Tenho poucas ou nenhumas dúvidas de que as movimentações americanas em África são uma resposta à expansão económica da China na região e à presença do Grupo Militar Russo Wagner em alguns países do continente. De igual modo, e sem esquecer a vocação imperialista quer da China, quer da Rússia, nada nos garante também que outras potências emergentes que, presentemente, se querem relacionar com África não o façam movidos pelo espírito predador denunciado pelo primeiro presidente angolano. Por isso, a iniciativa da luta para estabelecer relações corretas entre o nosso continente e o resto do mundo deve, pois, ser africana, tal como os nossos povos se ergueram para combater pela independência, no final dos Anos 50 do século passado.

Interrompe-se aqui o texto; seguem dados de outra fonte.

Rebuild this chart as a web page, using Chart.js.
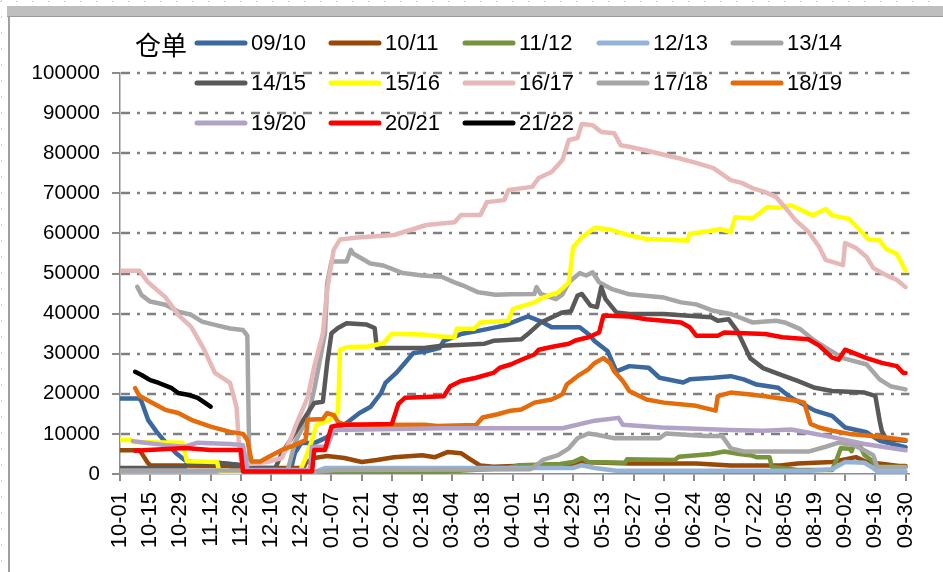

Como cidadão africano, defendo que o caminho do nosso continente deve ser o de manter a sua independência e neutralidade, tal como defendido pelos nossos pais-fundadores. Terminada a Guerra Fria e o mundo bipolar que ela suportava, não me parece recomendável que África faça parte de qualquer mundo unipolar, onde a sua subalternidade seria ainda mais acentuada, limitando-se, quiçá, a receber algumas migalhas. Os nossos países precisam de se integrar, como uma força conjunta e articulada, nos atuais movimentos e processos tendentes a estabelecer uma nova ordem mundial assente no multilateralismo, para não depender de nenhuma potência, seja ela qual for.
A minha dúvida é se temos líderes à altura desses desafios.